On 04/08/16 07:21 PM, Dan Swartzendruber wrote:
> On 2016-08-04 19:03, Digimer wrote:
>> On 04/08/16 06:56 PM, Dan Swartzendruber wrote:
>>> I'm setting up an HA NFS server to serve up storage to a couple of
>>> vsphere hosts.  I have a virtual IP, and it depends on a ZFS resource
>>> agent which imports or exports a pool.  So far, with stonith disabled,
>>> it all works perfectly.  I was dubious about a 2-node solution, so I
>>> created a 3rd node which runs as a virtual machine on one of the hosts.
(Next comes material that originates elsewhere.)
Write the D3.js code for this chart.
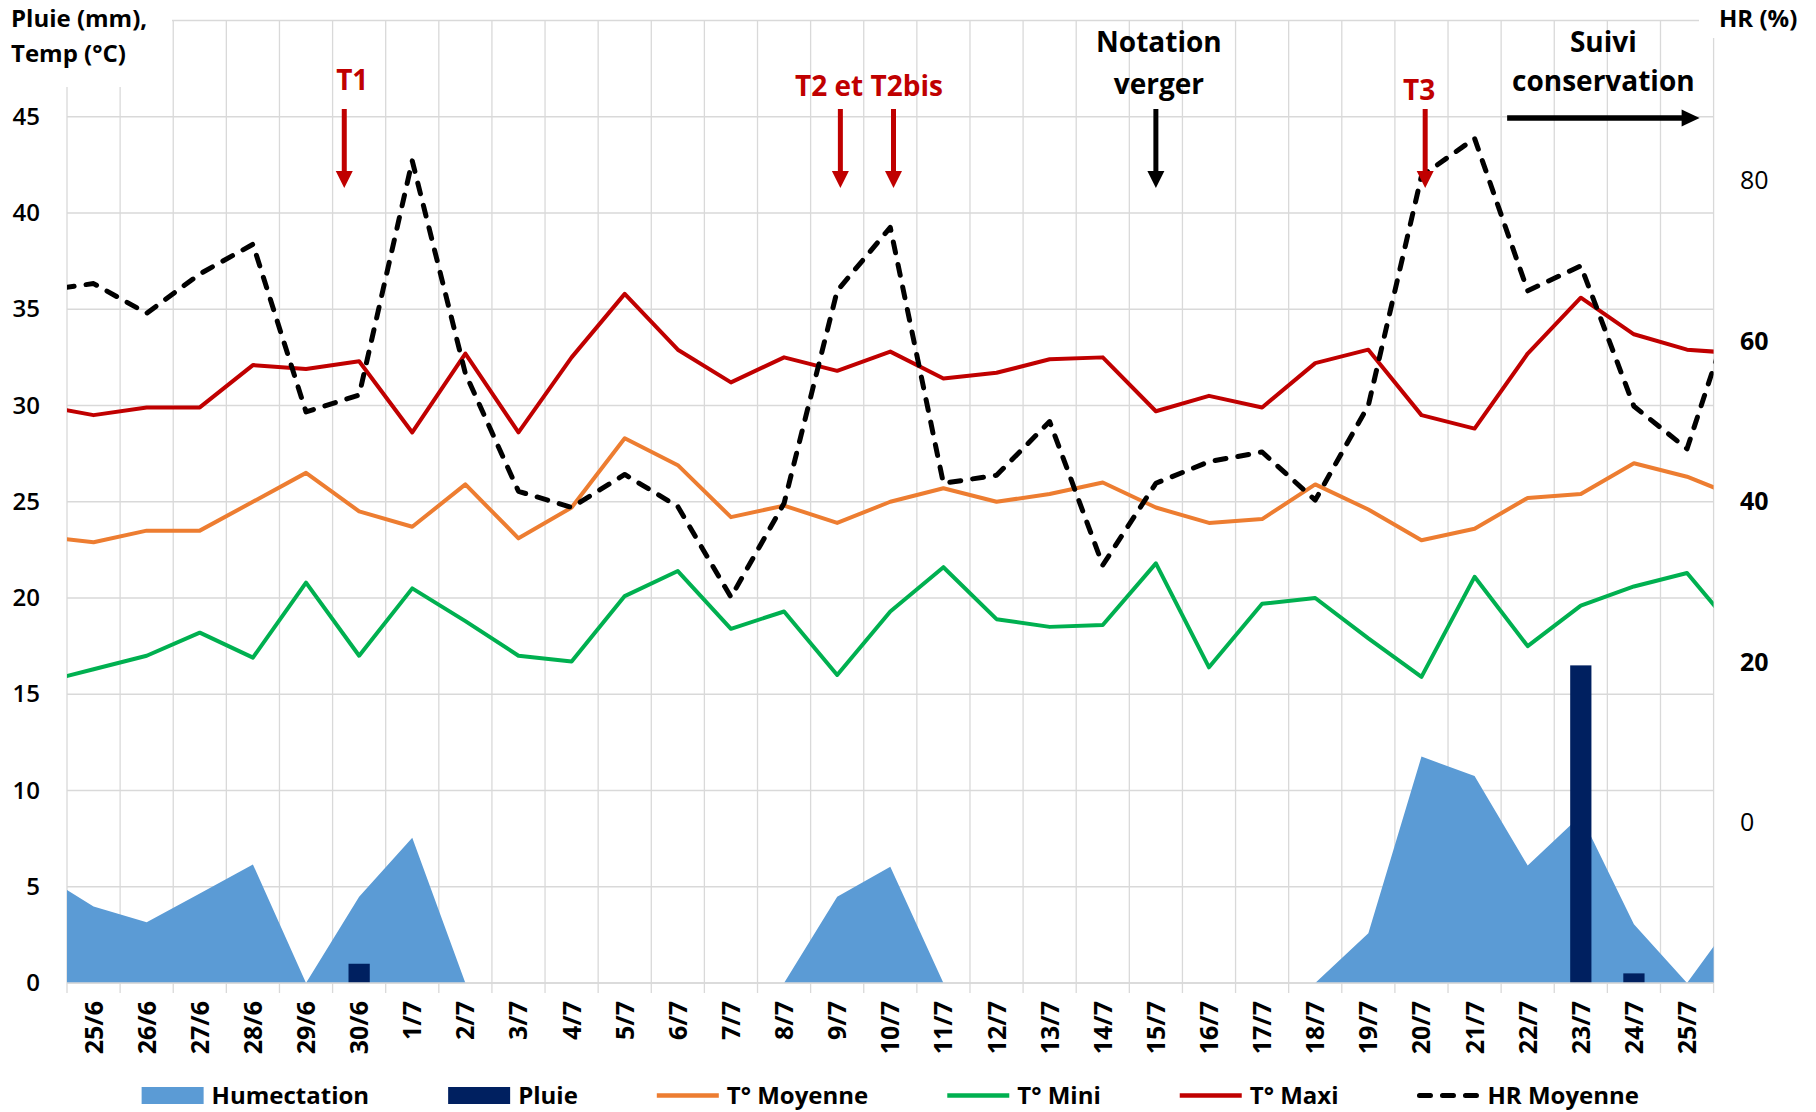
<!DOCTYPE html>
<html>
<head>
<meta charset="utf-8">
<script src="https://cdn.jsdelivr.net/npm/d3@7"></script>
<style>
  body { margin: 0; background: #fff; }
  text { font-family: "Open Sans", "Noto Sans", sans-serif; }
</style>
</head>
<body>
<svg id="chart" width="1816" height="1112"></svg>
<script>
// 24/6 and 26/7 sit just outside the plot, lines get clipped at the edges
const days = ['24/6', '25/6', '26/6', '27/6', '28/6', '29/6', '30/6',
    '1/7', '2/7', '3/7', '4/7', '5/7', '6/7', '7/7', '8/7', '9/7', '10/7', '11/7', '12/7', '13/7',
    '14/7', '15/7', '16/7', '17/7', '18/7', '19/7', '20/7', '21/7', '22/7', '23/7', '24/7', '25/7', '26/7']

const humectation = [5.7, 3.97, 3.15, 4.65, 6.16, 0, 4.48, 7.55, 0, 0, 0, 0, 0, 0, 0, 4.48, 6.04,
    0, 0, 0, 0, 0, 0, 0, 0, 2.58, 11.76, 10.75, 6.1, 8.7, 3.05, 0, 3.78]
const pluie = [0, 0, 0, 0, 0, 0, 1.0, 0, 0, 0, 0, 0, 0, 0, 0, 0, 0,
    0, 0, 0, 0, 0, 0, 0, 0, 0, 0, 0, 0, 16.5, 0.5, 0, 0]
const tMoy = [23.2, 22.9, 23.5, 23.5, 25.0, 26.5, 24.5, 23.7, 25.9, 23.1, 24.7, 28.3, 26.9, 24.2, 24.8, 23.9, 25.0,
    25.7, 25.0, 25.4, 26.0, 24.7, 23.9, 24.1, 25.9, 24.6, 23.0, 23.6, 25.2, 25.4, 27.0, 26.3, 25.2]
const tMin = [15.6, 16.3, 17.0, 18.2, 16.9, 20.8, 17.0, 20.5, 18.8, 17.0, 16.7, 20.1, 21.4, 18.4, 19.3, 16.0, 19.3,
    21.6, 18.9, 18.5, 18.6, 21.8, 16.4, 19.7, 20.0, 17.9, 15.9, 21.1, 17.5, 19.6, 20.6, 21.3, 18.0]
const tMax = [30.0, 29.5, 29.9, 29.9, 32.1, 31.9, 32.3, 28.6, 32.7, 28.6, 32.5, 35.8, 32.9, 31.2, 32.5, 31.8, 32.8,
    31.4, 31.7, 32.4, 32.5, 29.7, 30.5, 29.9, 32.2, 32.9, 29.5, 28.8, 32.7, 35.6, 33.7, 32.9, 32.7]
const hrMoy = [66.3, 67.2, 63.5, 68.4, 72.1, 51.2, 53.3, 82.5, 56.0, 41.3, 39.3, 43.4, 39.4, 28.1, 39.8, 66.3, 74.2,
    42.3, 43.3, 50.0, 32.1, 42.3, 45.0, 46.2, 40.2, 52.0, 80.6, 85.3, 66.3, 69.4, 51.9, 46.6, 66.8]

const leftTicks = d3.range(0, 50, 5)
const hrTicks = [0, 20, 40, 60, 80]
const hrBold = [20, 40, 60]

const red = '#c00000'
const svg = d3.select('#chart')
const plot = { left: 67, right: 1713.6, top: 20.5, bottom: 983 }
const shown = days.slice(1, -1)
const bw = (plot.right - plot.left) / shown.length

const x = d3.scaleBand().domain(days).range([plot.left - bw, plot.right + bw])
const cx = d => x(d) + x.bandwidth() / 2
const y = d3.scaleLinear().domain([0, 50]).range([plot.bottom, plot.top])
const yHR = d3.scaleLinear().domain([-20, 100]).range([plot.bottom, plot.top])

svg.append('defs').append('clipPath').attr('id', 'clip')
    .append('rect')
    .attr('x', plot.left).attr('y', 0)
    .attr('width', plot.right - plot.left).attr('height', plot.bottom + 5)

// grid
svg.append('g')
    .selectAll('line')
    .data(d3.range(0, 55, 5))
    .join('line')
    .attr('x1', plot.left).attr('x2', plot.right)
    .attr('y1', d => y(d)).attr('y2', d => y(d))
    .attr('stroke', '#d9d9d9').attr('stroke-width', 1.3)
const bounds = shown.map(d => x(d)).concat([x(shown[shown.length - 1]) + bw])
svg.append('g')
    .selectAll('line')
    .data(bounds)
    .join('line')
    .attr('x1', d => d).attr('x2', d => d)
    .attr('y1', plot.top).attr('y2', plot.bottom + 10)
    .attr('stroke', '#d9d9d9').attr('stroke-width', 1.3)

// humectation area
const area = d3.area()
    .x((d, i) => cx(days[i]))
    .y0(y(0))
    .y1(d => y(d))
svg.append('path')
    .datum(humectation)
    .attr('clip-path', 'url(#clip)')
    .attr('fill', '#5b9bd5')
    .attr('d', area)

// rain bars
svg.append('g')
    .selectAll('rect')
    .data(days.map((d, i) => ({ day: d, v: pluie[i] })).filter(d => d.v > 0))
    .join('rect')
    .attr('x', d => cx(d.day) - bw * 0.2)
    .attr('width', bw * 0.4)
    .attr('y', d => y(d.v))
    .attr('height', d => y(0) - y(d.v))
    .attr('fill', '#002060')

const series = [
    { name: 'T° Moyenne', values: tMoy, scale: y, color: '#ed7d31' },
    { name: 'T° Mini', values: tMin, scale: y, color: '#00b050' },
    { name: 'T° Maxi', values: tMax, scale: y, color: red },
    { name: 'HR Moyenne', values: hrMoy, scale: yHR, color: '#000', dash: '11,12', width: 5 },
]
series.forEach(s => {
    const line = d3.line()
        .x((d, i) => cx(days[i]))
        .y(d => s.scale(d))
    svg.append('path')
        .datum(s.values)
        .attr('clip-path', 'url(#clip)')
        .attr('fill', 'none')
        .attr('stroke', s.color)
        .attr('stroke-width', s.width || 4)
        .attr('stroke-linejoin', 'round')
        .attr('stroke-linecap', s.dash ? 'round' : 'butt')
        .attr('stroke-dasharray', s.dash || null)
        .attr('d', line)
})

// axes
const yAxis = svg.append('g')
    .attr('transform', 'translate(40,0)')
    .call(d3.axisLeft(y).tickValues(leftTicks).tickSize(0).tickPadding(0))
yAxis.select('.domain').remove()
yAxis.selectAll('text')
    .attr('font-size', 24).attr('font-weight', 600).attr('fill', '#000')
    .style('font-family', '"Open Sans", sans-serif')

const hrAxis = svg.append('g')
    .attr('transform', 'translate(1740,0)')
    .call(d3.axisRight(yHR).tickValues(hrTicks).tickSize(0).tickPadding(0))
hrAxis.select('.domain').remove()
hrAxis.selectAll('text')
    .attr('font-size', 25).attr('fill', '#000')
    .attr('font-weight', d => hrBold.includes(d) ? 700 : 400)
    .style('font-family', '"Open Sans", sans-serif')

const xAxis = svg.append('g')
    .attr('transform', `translate(0,${plot.bottom})`)
    .call(d3.axisBottom(x).tickValues(shown).tickSize(0))
xAxis.select('.domain').attr('stroke', '#d9d9d9').attr('stroke-width', 1.3)
    .attr('d', `M${plot.left},0H${plot.right}`)
xAxis.selectAll('text')
    .attr('transform', 'rotate(-90)')
    .attr('x', -18).attr('y', 0).attr('dy', '0.36em')
    .attr('text-anchor', 'end')
    .attr('font-size', 25).attr('font-weight', 700).attr('fill', '#000')
    .style('font-family', '"Open Sans", sans-serif')

// axis titles (they mask the grid corners)
svg.append('rect').attr('x', 0).attr('y', 0).attr('width', 172).attr('height', 87).attr('fill', '#fff')
svg.append('rect').attr('x', 1699).attr('y', 0).attr('width', 117).attr('height', 38).attr('fill', '#fff')
const title = svg.append('text').attr('font-size', 24).attr('font-weight', 700)
title.append('tspan').attr('x', 11).attr('y', 27).text('Pluie (mm),')
title.append('tspan').attr('x', 11).attr('y', 62).text('Temp (°C)')
svg.append('text').attr('x', 1719).attr('y', 27)
    .attr('font-size', 24).attr('font-weight', 700).text('HR (%)')

// treatment annotations
const notes = [
    { lines: ['T1'], days: ['30/6'], color: red, baselines: [90], shift: -0.28, textDx: 8 },
    { lines: ['T2 et T2bis'], days: ['9/7', '10/7'], color: red, baselines: [96], shift: 0.06, textDx: 2 },
    { lines: ['Notation', 'verger'], days: ['15/7'], color: '#000', baselines: [52, 94], shift: 0, textDx: 3 },
    { lines: ['T3'], days: ['20/7'], color: red, baselines: [100], shift: 0.07, textDx: -6 },
]
const arrowTop = 109, arrowTip = 188
notes.forEach(n => {
    const xs = n.days.map(d => cx(d) + n.shift * bw)
    xs.forEach(ax => {
        svg.append('line')
            .attr('x1', ax).attr('x2', ax)
            .attr('y1', arrowTop).attr('y2', arrowTip - 14)
            .attr('stroke', n.color).attr('stroke-width', 5)
        svg.append('path')
            .attr('d', `M${ax - 8.5},${arrowTip - 17}L${ax + 8.5},${arrowTip - 17}L${ax},${arrowTip}Z`)
            .attr('fill', n.color)
    })
    const tx = d3.mean(xs) + n.textDx
    n.lines.forEach((l, i) => {
        svg.append('text')
            .attr('x', tx).attr('y', n.baselines[i])
            .attr('text-anchor', 'middle')
            .attr('font-size', 28).attr('font-weight', 700)
            .attr('fill', n.color)
            .text(l)
    })
})

// storage follow-up arrow
const sx0 = x('22/7') + 6, sx1 = plot.right - 14, sy = 118
svg.append('line').attr('x1', sx0).attr('x2', sx1 - 15).attr('y1', sy).attr('y2', sy)
    .attr('stroke', '#000').attr('stroke-width', 5.5)
svg.append('path')
    .attr('d', `M${sx1 - 18},${sy - 8.5}L${sx1},${sy}L${sx1 - 18},${sy + 8.5}Z`)
    .attr('fill', '#000')
svg.append('text').attr('x', (sx0 + sx1) / 2).attr('y', 52)
    .attr('text-anchor', 'middle').attr('font-size', 28).attr('font-weight', 700).text('Suivi')
svg.append('text').attr('x', (sx0 + sx1) / 2).attr('y', 91)
    .attr('text-anchor', 'middle').attr('font-size', 28).attr('font-weight', 700).text('conservation')

// legend
const legendItems = [
    { name: 'Humectation', kind: 'rect', color: '#5b9bd5' },
    { name: 'Pluie', kind: 'rect', color: '#002060' },
    { name: 'T° Moyenne', kind: 'line', color: '#ed7d31' },
    { name: 'T° Mini', kind: 'line', color: '#00b050' },
    { name: 'T° Maxi', kind: 'line', color: red },
    { name: 'HR Moyenne', kind: 'line', color: '#000', dash: '11,12' },
]
const legend = svg.append('g')
let lx = 0
legendItems.forEach(item => {
    const g = legend.append('g').attr('transform', `translate(${lx},0)`)
    if (item.kind === 'rect') {
        g.append('rect').attr('y', -8.5).attr('width', 62).attr('height', 17).attr('fill', item.color)
    } else {
        g.append('line').attr('x1', item.dash ? 2 : 0).attr('x2', 62)
            .attr('stroke', item.color).attr('stroke-width', item.dash ? 5 : 4.5)
            .attr('stroke-linecap', item.dash ? 'round' : 'butt')
            .attr('stroke-dasharray', item.dash || null)
    }
    const t = g.append('text').attr('x', 70).attr('dy', '0.36em')
        .attr('font-size', 24).attr('font-weight', 700).text(item.name)
    lx += 70 + t.node().getComputedTextLength() + 79
})
const legendW = lx - 79
legend.attr('transform', `translate(${(plot.left + plot.right) / 2 - legendW / 2},1095.5)`)
</script>
</body>
</html>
>>> All it is for is quorum.  So, looking at fencing next.  The primary
>>> server is a poweredge R905, which has DRAC for fencing.  The backup
>>> storage node is a Supermicro X9-SCL-F (with IPMI).  So I would be using
>>> the DRAC agent for the former and the ipmilan for the latter?  I was
>>> reading about location constraints, where you tell each instance of the
>>> fencing agent not to run on the node that would be getting fenced.  So,
>>> my first thought was to configure the drac agent and tell it not to
>>> fence node 1, and configure the ipmilan agent and tell it not to fence
>>> node 2.  The thing is, there is no agent available for the quorum node.
>>> Would it make more sense instead to tell the drac agent to only run on
>>> node 2, and the ipmilan agent to only run on node 1?  Thanks!
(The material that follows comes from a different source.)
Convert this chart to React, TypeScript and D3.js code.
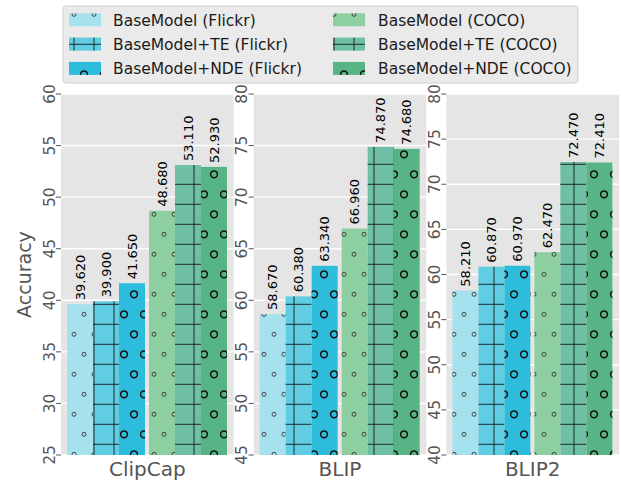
import React from "react";
import * as d3 from "d3";

// chart data
const models = ["ClipCap", "BLIP", "BLIP2"];
const datasets = ["Flickr", "COCO"];
const variants = ["BaseModel", "BaseModel+TE", "BaseModel+NDE"];

const clipcapFlickr = [39.62, 39.9, 41.65];
const clipcapCoco = [48.68, 53.11, 52.93];
const blipFlickr = [58.67, 60.38, 63.34];
const blipCoco = [66.96, 74.87, 74.68];
const blip2Flickr = [58.21, 60.87, 60.97];
const blip2Coco = [62.47, 72.47, 72.41];

const clipcapTicks = [25, 30, 35, 40, 45, 50, 55, 60];
const blipTicks = [45, 50, 55, 60, 65, 70, 75, 80];
const blip2Ticks = [40, 45, 50, 55, 60, 65, 70, 75, 80];

const flickrColors = ["#a6e1ee", "#61cde3", "#2dbcdc"];
const cocoColors = ["#8ecfa1", "#6ebfa5", "#57b585"];
const hatchIds = ["hatch-o", "hatch-plus", "hatch-O"];

const panelValues = [
  [clipcapFlickr, clipcapCoco],
  [blipFlickr, blipCoco],
  [blip2Flickr, blip2Coco],
];
const panelTicks = [clipcapTicks, blipTicks, blip2Ticks];

const W = 621;
const H = 483;
const top = 94;
const bottom = 455;
const font = "DejaVu Sans, sans-serif";

const App = () => {
  const panelScale = d3.scaleBand<string>().domain(models).range([61, 619]).paddingInner(0.104);
  const pw = panelScale.bandwidth();

  const legendItems = [
    ...variants.map((v, i) => ({ label: `${v} (Flickr)`, color: flickrColors[i], hatch: hatchIds[i], col: 0, row: i })),
    ...variants.map((v, i) => ({ label: `${v} (COCO)`, color: cocoColors[i], hatch: hatchIds[i], col: 1, row: i })),
  ];

  return (
    <svg
      width={W}
      height={H}
      style={{ position: "absolute", left: 0, top: 0, background: "#fff" }}
      fontFamily={font}
    >
      <defs>
        <pattern id="hatch-o" patternUnits="userSpaceOnUse" x={0} y={0} width={20} height={40}>
          <circle cx={14} cy={14.3} r={2} fill="none" stroke="#333" strokeWidth={0.9} />
          <circle cx={4} cy={34.3} r={2} fill="none" stroke="#333" strokeWidth={0.9} />
        </pattern>
        <pattern id="hatch-plus" patternUnits="userSpaceOnUse" x={0} y={0} width={20} height={20}>
          <line x1={0} x2={20} y1={4.3} y2={4.3} stroke="#111" strokeWidth={1} strokeOpacity={0.85} />
          <line x1={14} x2={14} y1={0} y2={20} stroke="#111" strokeWidth={1} strokeOpacity={0.85} />
        </pattern>
        <pattern id="hatch-O" patternUnits="userSpaceOnUse" x={0} y={0} width={20} height={40}>
          <circle cx={14} cy={14.3} r={3.4} fill="none" stroke="#111" strokeWidth={1.5} />
          <circle cx={4} cy={34.3} r={3.4} fill="none" stroke="#111" strokeWidth={1.5} />
        </pattern>
      </defs>

      {models.map((m, pi) => {
        const x0 = panelScale(m)!;
        const ticks = panelTicks[pi];
        const y = d3.scaleLinear().domain([ticks[0], ticks[ticks.length - 1]]).range([bottom, top]);
        const groupScale = d3.scaleBand<string>().domain(datasets).range([x0 + 6, x0 + 166]).paddingInner(4 / 82);
        const variantScale = d3.scaleBand<string>().domain(variants).range([0, groupScale.bandwidth()]);
        return (
          <g key={m}>
            <rect x={x0} y={top} width={pw} height={bottom - top} fill="#e5e5e5" />
            {ticks.map((t) => (
              <g key={t}>
                <line x1={x0} x2={x0 + pw} y1={y(t)} y2={y(t)} stroke="#fff" strokeWidth={1.4} />
                <line x1={x0 - 5} x2={x0} y1={y(t)} y2={y(t)} stroke="#555" strokeWidth={1} />
                <text
                  transform={`translate(${x0 - 6.5},${y(t)}) rotate(-90)`}
                  textAnchor="middle"
                  fontSize={15.5}
                  fill="#555"
                >
                  {t}
                </text>
              </g>
            ))}
            {datasets.map((ds, di) =>
              variants.map((v, vi) => {
                const val = panelValues[pi][di][vi];
                const bx = groupScale(ds)! + variantScale(v)!;
                const bw = variantScale.bandwidth();
                const color = di === 0 ? flickrColors[vi] : cocoColors[vi];
                return (
                  <g key={ds + v}>
                    <rect x={bx} y={y(val)} width={bw} height={bottom - y(val)} fill={color} />
                    <rect x={bx} y={y(val)} width={bw} height={bottom - y(val)} fill={`url(#${hatchIds[vi]})`} />
                    <text
                      transform={`translate(${bx + bw / 2},${y(val) - 4}) rotate(-90)`}
                      textAnchor="start"
                      dominantBaseline="central"
                      fontSize={13}
                      fill="#000"
                    >
                      {val.toFixed(3)}
                    </text>
                  </g>
                );
              })
            )}
            <text x={x0 + pw / 2} y={476} textAnchor="middle" fontSize={20} fill="#555">
              {m}
            </text>
          </g>
        );
      })}

      <text transform={`translate(31,${(top + bottom) / 2}) rotate(-90)`} textAnchor="middle" fontSize={19} fill="#555">
        Accuracy
      </text>

      <g>
        <rect x={63} y={6} width={515} height={77} rx={3} fill="#eaeaea" stroke="#d0d0d0" strokeWidth={1} />
        {legendItems.map((it) => {
          const hx = it.col === 0 ? 69 : 333;
          const tx = it.col === 0 ? 113 : 378;
          const hy = 13.3 + it.row * 24.3;
          return (
            <g key={it.label}>
              <rect x={hx} y={hy} width={32} height={13} fill={it.color} />
              <rect x={hx} y={hy} width={32} height={13} fill={`url(#${it.hatch})`} />
              <text x={tx} y={hy + 12.2} fontSize={15.5} fill="#1a1a1a">
                {it.label}
              </text>
            </g>
          );
        })}
      </g>
    </svg>
  );
};

export default App;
>> This is a common mistake.
>> Fencing and quorum solve different problems and are not interchangeable.
>> In short;
>> Fencing is a tool when things go wrong.
>> Quorum is a tool when things are working.
>> The only impact that having quorum has with regard to fencing is that it
>> avoids a scenario when both nodes try to fence each other and the faster
>> one wins (which is itself OK). Even then, you can add 'delay=15' the
>> node you want to win and it will win is such a case. In the old days, it
>> would also prevent a fence loop if you started the cluster on boot and
>> comms were down. Now though, you set 'wait_for_all' and you won't get a
>> fence loop, so that solves that.
>> Said another way; Quorum is optional, fencing is not (people often get
>> that backwards).
>> As for DRAC vs IPMI, no, they are not two things. In fact, I am pretty
>> certain that fence_drac is a symlink to fence_ipmilan. All DRAC is (same
>> with iRMC, iLO, RSA, etc) is "IPMI + features". Fundamentally, the fence
>> action; rebooting the node, works via the basic IPMI standard using the
>> DRAC's BMC.
>> To do proper redundant fencing, which is a great idea, you want
>> something like switched PDUs. This is how we do it (with two node
>> clusters). IPMI first, and if that fails, a pair of PDUs (one for each
>> PSU, each PDU going to independent UPSes) as backup.
> Thanks for the quick response.  I didn't mean to give the impression
> that I didn't know the different between quorum and fencing.  The only
> reason I (currently) have the quorum node was to prevent a deathmatch
> (which I had read about elsewhere.)  If it is as simple as adding a
> delay as you describe, I'm inclined to go that route.  At least on
> CentOS7, fence_ipmilan and fence_drac are not the same.  e.g. they are
> both python scripts that are totally different.

The delay is perfectly fine. We've shipped dozens of two-node systems
over the last five or so years and all were 2-node and none have had
trouble. Where node failures have occurred, fencing operated properly
and services were recovered. So in my opinion, in the interest of
minimizing complexity, I recommend the two-node approach.

As for the two agents not being symlinked, OK. It still doesn't change
the core point through that both fence_ipmilan and fence_drac would be
acting on the same target.

Note; If you lose power to the mainboard (which we've seen, failed
mainboard voltage regulator did this once), you lose the IPMI (DRAC)
BMC. This scenario will leave your cluster blocked without an external
secondary fence method, like switched PDUs.